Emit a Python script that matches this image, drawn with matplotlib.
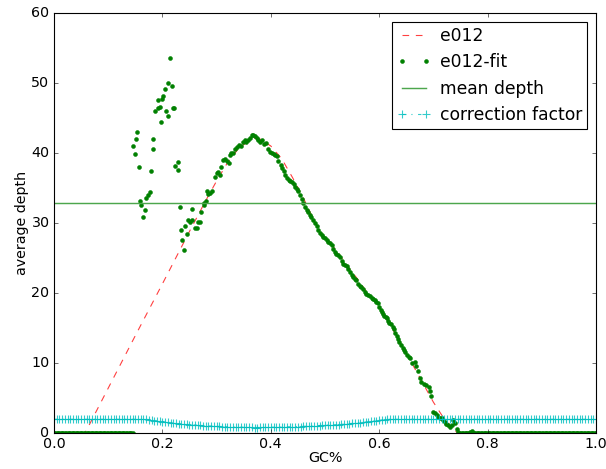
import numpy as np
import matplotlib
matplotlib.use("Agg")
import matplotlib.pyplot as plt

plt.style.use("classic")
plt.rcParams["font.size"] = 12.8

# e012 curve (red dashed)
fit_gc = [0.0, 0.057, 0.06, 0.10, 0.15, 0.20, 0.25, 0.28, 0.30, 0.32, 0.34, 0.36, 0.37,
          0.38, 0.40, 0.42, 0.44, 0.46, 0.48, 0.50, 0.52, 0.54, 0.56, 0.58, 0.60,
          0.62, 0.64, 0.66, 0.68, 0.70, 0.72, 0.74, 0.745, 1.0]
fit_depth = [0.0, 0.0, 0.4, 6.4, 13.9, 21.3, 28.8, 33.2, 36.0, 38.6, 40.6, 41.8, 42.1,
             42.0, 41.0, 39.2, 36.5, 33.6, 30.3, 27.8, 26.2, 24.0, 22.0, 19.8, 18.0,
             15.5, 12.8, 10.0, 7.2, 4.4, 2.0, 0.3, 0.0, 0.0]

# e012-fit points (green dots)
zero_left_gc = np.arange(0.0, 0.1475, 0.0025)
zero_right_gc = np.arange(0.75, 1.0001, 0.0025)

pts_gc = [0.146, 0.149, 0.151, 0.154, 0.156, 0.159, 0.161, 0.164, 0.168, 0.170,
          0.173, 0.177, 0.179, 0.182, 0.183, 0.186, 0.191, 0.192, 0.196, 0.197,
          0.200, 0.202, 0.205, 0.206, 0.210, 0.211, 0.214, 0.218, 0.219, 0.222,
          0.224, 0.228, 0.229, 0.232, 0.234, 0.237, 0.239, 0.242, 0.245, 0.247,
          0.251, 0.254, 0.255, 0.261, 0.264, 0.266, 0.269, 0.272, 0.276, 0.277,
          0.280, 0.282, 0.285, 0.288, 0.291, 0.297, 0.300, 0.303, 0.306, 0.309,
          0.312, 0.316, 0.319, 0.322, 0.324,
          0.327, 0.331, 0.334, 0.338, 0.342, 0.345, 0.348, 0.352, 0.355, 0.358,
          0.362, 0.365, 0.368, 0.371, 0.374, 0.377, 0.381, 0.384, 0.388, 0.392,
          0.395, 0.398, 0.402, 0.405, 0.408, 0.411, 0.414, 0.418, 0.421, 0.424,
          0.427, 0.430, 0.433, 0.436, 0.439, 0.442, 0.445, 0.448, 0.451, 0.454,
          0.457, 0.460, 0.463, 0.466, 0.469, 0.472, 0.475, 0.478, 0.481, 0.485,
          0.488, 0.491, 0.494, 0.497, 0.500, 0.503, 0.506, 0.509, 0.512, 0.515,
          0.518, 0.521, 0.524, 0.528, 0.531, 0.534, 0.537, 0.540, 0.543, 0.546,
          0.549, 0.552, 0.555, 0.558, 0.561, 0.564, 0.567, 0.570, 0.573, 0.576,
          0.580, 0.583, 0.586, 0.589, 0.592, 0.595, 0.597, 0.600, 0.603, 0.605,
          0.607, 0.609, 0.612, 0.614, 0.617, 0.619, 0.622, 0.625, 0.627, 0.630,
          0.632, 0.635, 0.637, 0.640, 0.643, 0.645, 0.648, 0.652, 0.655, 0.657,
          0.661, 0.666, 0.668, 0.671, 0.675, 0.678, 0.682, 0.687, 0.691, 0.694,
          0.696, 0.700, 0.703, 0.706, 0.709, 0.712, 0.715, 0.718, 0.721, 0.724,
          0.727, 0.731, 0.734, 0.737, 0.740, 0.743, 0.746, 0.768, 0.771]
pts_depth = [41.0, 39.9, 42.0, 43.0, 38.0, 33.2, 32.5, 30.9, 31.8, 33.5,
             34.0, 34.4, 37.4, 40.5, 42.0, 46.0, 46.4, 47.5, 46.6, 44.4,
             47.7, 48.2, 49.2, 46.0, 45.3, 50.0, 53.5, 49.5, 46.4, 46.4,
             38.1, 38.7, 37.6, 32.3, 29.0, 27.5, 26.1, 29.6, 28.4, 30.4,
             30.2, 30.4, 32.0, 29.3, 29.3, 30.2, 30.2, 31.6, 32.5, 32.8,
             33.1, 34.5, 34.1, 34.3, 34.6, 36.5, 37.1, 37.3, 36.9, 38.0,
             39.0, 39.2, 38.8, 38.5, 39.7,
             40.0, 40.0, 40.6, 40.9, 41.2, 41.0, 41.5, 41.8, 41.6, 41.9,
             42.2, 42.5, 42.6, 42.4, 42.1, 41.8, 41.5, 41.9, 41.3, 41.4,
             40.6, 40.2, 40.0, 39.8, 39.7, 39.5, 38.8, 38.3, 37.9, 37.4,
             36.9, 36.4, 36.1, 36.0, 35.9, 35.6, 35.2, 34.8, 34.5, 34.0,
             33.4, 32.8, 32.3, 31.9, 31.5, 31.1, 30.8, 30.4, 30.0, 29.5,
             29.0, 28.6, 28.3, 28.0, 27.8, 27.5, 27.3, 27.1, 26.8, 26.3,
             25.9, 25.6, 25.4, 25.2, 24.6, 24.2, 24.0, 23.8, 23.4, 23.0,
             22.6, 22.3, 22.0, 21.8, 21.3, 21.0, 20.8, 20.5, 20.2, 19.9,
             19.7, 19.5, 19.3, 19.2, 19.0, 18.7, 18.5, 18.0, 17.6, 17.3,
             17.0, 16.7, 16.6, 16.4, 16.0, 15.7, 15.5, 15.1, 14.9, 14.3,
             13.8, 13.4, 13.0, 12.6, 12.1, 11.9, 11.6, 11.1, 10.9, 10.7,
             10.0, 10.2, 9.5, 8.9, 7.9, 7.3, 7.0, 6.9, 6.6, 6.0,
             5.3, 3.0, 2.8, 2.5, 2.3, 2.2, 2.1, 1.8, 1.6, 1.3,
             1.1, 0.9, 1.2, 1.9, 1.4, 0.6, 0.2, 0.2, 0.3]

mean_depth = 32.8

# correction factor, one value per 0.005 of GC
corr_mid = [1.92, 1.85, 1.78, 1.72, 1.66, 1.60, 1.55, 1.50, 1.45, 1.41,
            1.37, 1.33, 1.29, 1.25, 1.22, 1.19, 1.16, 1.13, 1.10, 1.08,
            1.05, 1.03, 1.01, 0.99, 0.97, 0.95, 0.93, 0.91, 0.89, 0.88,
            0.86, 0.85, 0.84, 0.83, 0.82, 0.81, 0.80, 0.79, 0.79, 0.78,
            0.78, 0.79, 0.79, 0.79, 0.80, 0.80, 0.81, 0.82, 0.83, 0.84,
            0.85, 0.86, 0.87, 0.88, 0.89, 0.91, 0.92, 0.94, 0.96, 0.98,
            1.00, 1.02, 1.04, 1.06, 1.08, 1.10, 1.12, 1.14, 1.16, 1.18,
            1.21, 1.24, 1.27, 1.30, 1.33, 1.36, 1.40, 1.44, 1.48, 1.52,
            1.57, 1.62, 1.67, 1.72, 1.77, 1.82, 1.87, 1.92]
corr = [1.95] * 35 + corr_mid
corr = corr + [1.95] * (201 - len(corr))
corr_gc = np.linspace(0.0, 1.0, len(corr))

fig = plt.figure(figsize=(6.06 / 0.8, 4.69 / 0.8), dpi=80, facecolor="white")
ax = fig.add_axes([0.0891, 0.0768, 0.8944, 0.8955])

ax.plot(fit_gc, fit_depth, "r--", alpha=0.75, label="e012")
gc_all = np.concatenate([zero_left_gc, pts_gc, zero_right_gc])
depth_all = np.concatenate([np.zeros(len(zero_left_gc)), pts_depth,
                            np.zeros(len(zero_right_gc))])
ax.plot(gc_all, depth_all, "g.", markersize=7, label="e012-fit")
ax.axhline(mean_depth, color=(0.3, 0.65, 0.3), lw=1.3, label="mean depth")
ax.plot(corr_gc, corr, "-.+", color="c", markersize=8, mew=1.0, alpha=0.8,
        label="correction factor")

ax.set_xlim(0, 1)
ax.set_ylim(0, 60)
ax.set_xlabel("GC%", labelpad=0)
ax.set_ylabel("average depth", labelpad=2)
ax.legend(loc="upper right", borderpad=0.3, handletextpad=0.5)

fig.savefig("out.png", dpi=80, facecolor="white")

### Task statement
Restate the data word for word from its first line through the line with "zero_right_gc = np.arange(0.75, 1.0001, 0.0025)", leaving out any picture along the way.

### Reply
Emit a Python script that matches this image, drawn with matplotlib.
import numpy as np
import matplotlib
matplotlib.use("Agg")
import matplotlib.pyplot as plt

plt.style.use("classic")
plt.rcParams["font.size"] = 12.8

# e012 curve (red dashed)
fit_gc = [0.0, 0.057, 0.06, 0.10, 0.15, 0.20, 0.25, 0.28, 0.30, 0.32, 0.34, 0.36, 0.37,
          0.38, 0.40, 0.42, 0.44, 0.46, 0.48, 0.50, 0.52, 0.54, 0.56, 0.58, 0.60,
          0.62, 0.64, 0.66, 0.68, 0.70, 0.72, 0.74, 0.745, 1.0]
fit_depth = [0.0, 0.0, 0.4, 6.4, 13.9, 21.3, 28.8, 33.2, 36.0, 38.6, 40.6, 41.8, 42.1,
             42.0, 41.0, 39.2, 36.5, 33.6, 30.3, 27.8, 26.2, 24.0, 22.0, 19.8, 18.0,
             15.5, 12.8, 10.0, 7.2, 4.4, 2.0, 0.3, 0.0, 0.0]

# e012-fit points (green dots)
zero_left_gc = np.arange(0.0, 0.1475, 0.0025)
zero_right_gc = np.arange(0.75, 1.0001, 0.0025)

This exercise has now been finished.